It’s a daunting new online frontier, and the global sports industry is determined to tame it – once it figures out how.
The question is a perennial one for everyone from the NHL to the International Olympic Committee to apparel giant Nike, Inc.: How to appeal to younger audiences, how to take advantage of technology and social media without upending the traditional broadcasting model?
And can the industry pull it off without eating itself whole?
Those, broadly speaking, were the unifying threads in a series of workshops and forums presented at SportAccord, a biennial gathering of the world’s sporting federations taking place this week in Quebec City alongside a raft of IOC meetings.
The Olympic movement’s main focus of this week’s gathering is the unveiling of the short-listed cities for the 2020 Summer Games, but that doesn’t mean the sporting world is casting a worried eye on the future and where the future audiences lie.
“Today’s youth won’t accept to be spoken at, they will only engage when listened to … if the products and experiences are inauthentic, we lose,” is how senior Nike executive Charlie Denson framed the challenge.
Looked at on a continental scale, the major sports organizations and the companies that outfit them, sponsor them and pay dearly for their broadcast rights are in a pickle; ratings for televised sports in North America have never been higher, but the $36-billion financial “ecosystem” from which rights are paid will be imperilled if no one can figure out how to harness the five-billion mobile devices now in use on a planet where three-billion people are under the age of 25.

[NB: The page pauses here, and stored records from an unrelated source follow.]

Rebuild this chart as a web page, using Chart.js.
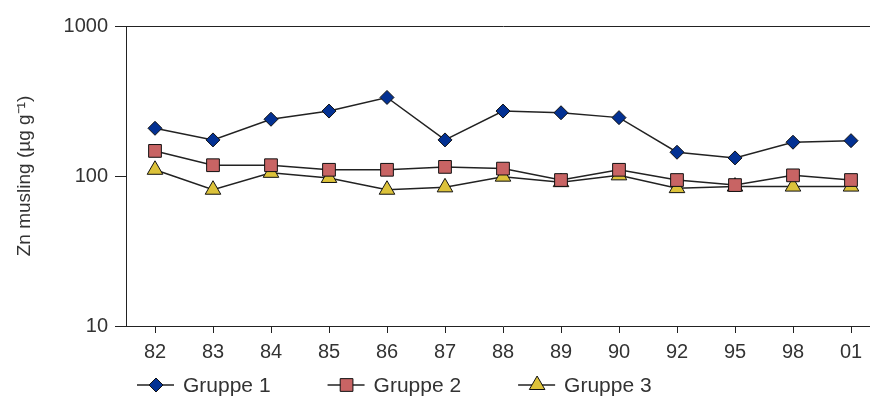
<!DOCTYPE html>
<html>
<head>
<meta charset="utf-8">
<script src="https://cdn.jsdelivr.net/npm/chart.js@4/dist/chart.umd.min.js"></script>
<style>
  html, body { margin: 0; padding: 0; background: #fff; overflow: hidden; }
  #wrap { width: 890px; height: 396px; position: relative; }
  canvas { display: block; }
</style>
</head>
<body>
<div id="wrap"><canvas id="znChart"></canvas></div>
<script>
// years (x categories)
const years = ["82", "83", "84", "85", "86", "87", "88", "89", "90", "92", "95", "98", "01"];

// Zn in mussels, µg g-1
const gruppe1 = [208, 174, 239, 271, 334, 174, 271, 264, 245, 144, 132, 168, 172];
const gruppe2 = [147, 118, 118, 110, 110, 115, 112, 94, 110, 94, 87, 101, 94];
const gruppe3 = [110, 81, 105, 97, 81, 84, 99, 91, 101, 83, 85, 85, 85];

const yTicks = [10, 100, 1000];
const yTitle = "Zn musling (µg g\u207B\u00B9)";

const FONT = "Arial, 'Liberation Sans', sans-serif";
const INK = "#333";

/* -----------------------
   LEGEND: line + marker + text
------------------------ */
const lineLegend = {
    id: "lineLegend",
    afterDraw(chart) {
        const ctx = chart.ctx;
        const y = 385;
        let x = 137;
        ctx.save();
        ctx.font = "21px " + FONT;
        ctx.textBaseline = "middle";
        chart.data.datasets.forEach(ds => {
            ctx.strokeStyle = "#222";
            ctx.lineWidth = 1.5;
            ctx.beginPath();
            ctx.moveTo(x, y);
            ctx.lineTo(x + 37, y);
            ctx.stroke();

            ctx.fillStyle = ds.pointBackgroundColor;
            ctx.strokeStyle = ds.pointBorderColor;
            ctx.lineWidth = ds.pointBorderWidth;
            Chart.helpers.drawPoint(ctx, {
                pointStyle: ds.pointStyle,
                radius: ds.pointRadius,
                rotation: 0,
                borderWidth: ds.pointBorderWidth
            }, x + 19, y);

            ctx.fillStyle = INK;
            ctx.fillText(ds.label, x + 46, y + 1);
            x += 46 + ctx.measureText(ds.label).width + 57;
        });
        ctx.restore();
    }
};

function series(label, data, style, radius, fill) {
    return {
        label: label,
        data: data,
        borderColor: "#222",
        borderWidth: 1.5,
        tension: 0,
        pointStyle: style,
        pointRadius: radius,
        pointHoverRadius: radius,
        pointBackgroundColor: fill,
        pointBorderColor: "#111",
        pointBorderWidth: 1
    };
}

new Chart(document.getElementById("znChart"), {
    type: "line",
    data: {
        labels: years,
        datasets: [
            series("Gruppe 1", gruppe1, "rectRot", 7, "#033193"),
            series("Gruppe 2", gruppe2, "rect", 9, "#c86464"),
            series("Gruppe 3", gruppe3, "triangle", 9, "#dcc23a")
        ]
    },
    options: {
        responsive: true,
        maintainAspectRatio: false,
        animation: false,
        devicePixelRatio: 1,
        layout: { padding: { left: 0, right: 0, top: 26, bottom: 25 } },
        plugins: {
            legend: { display: false },
            tooltip: { enabled: false }
        },
        scales: {
            x: {
                offset: true,
                grid: {
                    offset: false,
                    color: "transparent",
                    tickColor: "#222",
                    tickLength: 7
                },
                border: { color: "#222", width: 1 },
                ticks: {
                    color: INK,
                    padding: 7,
                    font: { family: FONT, size: 20 },
                    maxRotation: 0,
                    autoSkip: false
                }
            },
            y: {
                type: "logarithmic",
                min: 10,
                max: 1000,
                afterBuildTicks: scale => {
                    scale.ticks = yTicks.map(v => ({ value: v }));
                },
                afterFit: scale => { scale.width = 126; },
                grid: {
                    color: c => (c.tick && c.tick.value === 1000 ? "#222" : "transparent"),
                    tickColor: "#222",
                    tickLength: 11
                },
                border: { color: "#222", width: 1 },
                ticks: {
                    color: INK,
                    padding: 7,
                    font: { family: FONT, size: 20 },
                    callback: v => String(v)
                },
                title: {
                    display: true,
                    text: yTitle,
                    color: INK,
                    font: { family: FONT, size: 19 },
                    padding: { top: 13, bottom: 0 }
                }
            }
        }
    },
    plugins: [lineLegend]
});
</script>
</body>
</html>
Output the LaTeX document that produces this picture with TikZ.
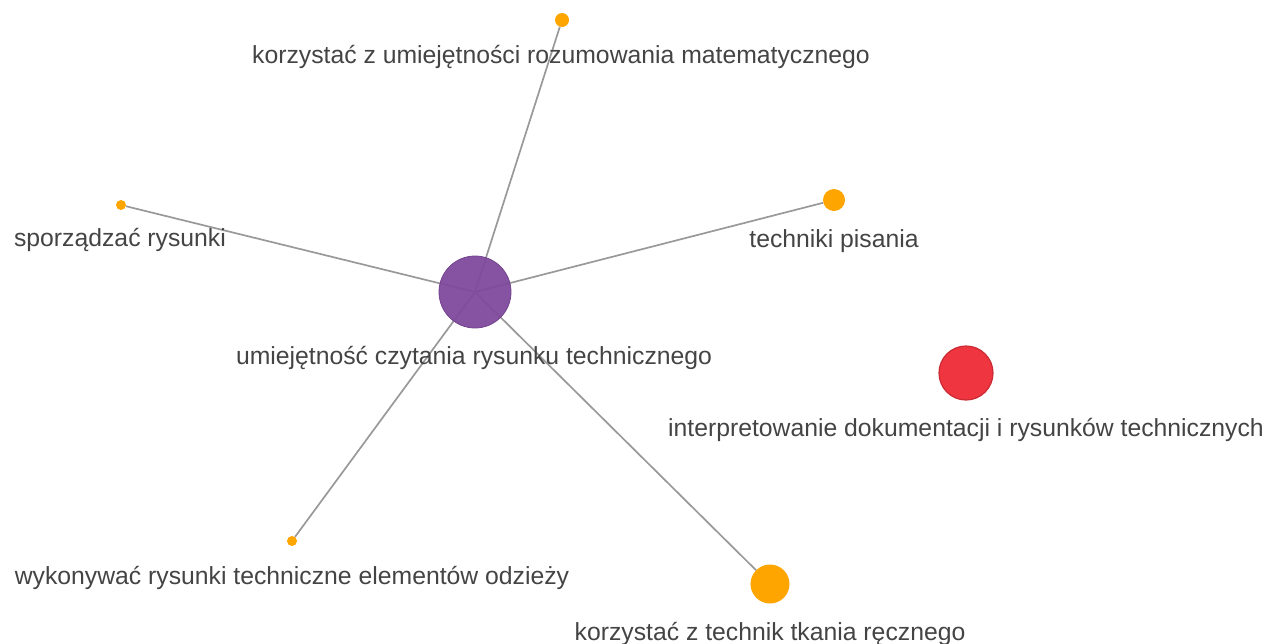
\documentclass[tikz,border=0pt]{standalone}
\usepackage{fontspec}
\setmainfont{Liberation Sans}
\definecolor{edgegray}{HTML}{999999}
\definecolor{txt}{HTML}{444444}
\definecolor{nodeorange}{HTML}{FFA500}
\definecolor{nodepurple}{HTML}{7E4A9C}
\definecolor{nodepurpleb}{HTML}{74438F}
\definecolor{nodered}{HTML}{EE3540}
\definecolor{noderedb}{HTML}{CC2A33}
\tikzset{
  dot/.style={circle, inner sep=0pt, minimum size=#1},
  orangedot/.style={dot=#1, fill=nodeorange},
  lbl/.style={anchor=base, text=txt, inner sep=0pt, font=\fontsize{24.75}{28}\selectfont},
  link/.style={draw=edgegray, line width=1.7pt},
}
\begin{document}
\begin{tikzpicture}[x=1pt,y=-1pt]
\useasboundingbox (0,0) rectangle (1266,643);
\coordinate (c) at (475,292);
\node[orangedot=14] (n1) at (562,20) {};
\node[orangedot=10] (n2) at (121,205) {};
\node[orangedot=22] (n3) at (834,200) {};
\node[orangedot=10] (n4) at (292,541) {};
\node[orangedot=39] (n5) at (770,584) {};
\foreach \n in {n1,n2,n3,n4,n5} \draw[link] (c) -- (\n);
\node[dot=72, fill=nodepurple, draw=nodepurpleb, line width=0.8pt, fill opacity=0.95] (m) at (c) {};
\node[dot=54, fill=nodered, draw=noderedb, line width=1.2pt] (r) at (966,373) {};
\node[lbl] (t1) at (561,63) {korzystać z umiejętności rozumowania matematycznego};
\node[lbl] (t2) at (120,246) {sporządzać rysunki};
\node[lbl] (t3) at (834,247) {techniki pisania};
\node[lbl] (t4) at (474,364) {umiejętność czytania rysunku technicznego};
\node[lbl] (t5) at (966,436) {interpretowanie dokumentacji i rysunków technicznych};
\node[lbl] (t6) at (292,584) {wykonywać rysunki techniczne elementów odzieży};
\node[lbl] (t7) at (770,640) {korzystać z technik tkania ręcznego};
\end{tikzpicture}
\end{document}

“The mobile phone is the new computer … texting is the new talking,” said Denson.
The discussion involved familiar buzzwords like “interactive” and well-worn topics like highlight culture versus live-event culture, but for now it seems there are more problems than there are solutions.
One of the organizations at the forefront of the digital sphere is the NHL, whose chief operating officer, John Collins, sat on one of the panels.
And his strategy is deceptively simple.
“What we’re trying to do is to get hockey content out there and make it as ubiquitous as possible,” Collins said.
And therein lies a paradox.
Ubiquity means doing things like allowing YouTube to show highlights, and the league, in a sense, is competing with the traditional media that cover the sport and, on some fronts, with its rights-holders.
Though NBC Sports is an NHL rights-holder – and its parent company Comcast is an NHL franchise owner in Philadelphia – the league in some respects is competing with it.
As NBC strives to maintain the subscription and pay-on-demand model – “If it isn’t kept intact, there won’t be money to pay for rights,” NBC Sports Group president Mark Lazarus said – the NHL is making more and more content available online for free.
Collins drew back the curtains on the NHL’s recent experience and talked about why the league has charted a different course than organizations like his former employer, the NFL.
For all that, Collins said he doesn’t see television and digital as an adversarial, one-or-the-other relationship (“We’re very respectful of that [cable]ecosystem.”).
The problem with the rapid pace of technological change and a fickle audience that is averse to paying for content is that no one knows how long that will be true.
Besides, isn’t tension inevitable as everyone tries to harness change to their advantage?
Stefan Szymanski, a sports-management expert who teaches at the University of Michigan, opined in another panel discussion on the trends for the next decade that it probably is.
It’s also Szymanski’s belief that social media and technical innovations – like live data streams charting an athlete’s physical and statistical performance during games – are transferring some of the power to athletes.
“As sport grows, the athletes are going to demand more of the share,” he said.
Others like Michel Masquelier, president of the sprawling IMG Media sports and management group, see a closer intersection between sports organizations and their sponsors to specifically target an audience that is also a market – in short, the outright commodification of sports.
Peter Moore, the COO of Electronic Arts, said innovations like motion-sensing video-game consoles have already revolutionized his business, and the next game-changing moment could come via “the virtualization of sport” through holographic technology (most panelists on Wednesday agreed 3D isn’t the way forward).
Omid Ashtari, the youthful head of sports and entertainment for Twitter.com, suggested that the distance between fans and their heroes has been reduced to nearly zero by companies like his.
As for what the future holds, Ashtari smiled and said, “We weren’t here 10 years ago, so who knows what’s going to be around in another 10 years.”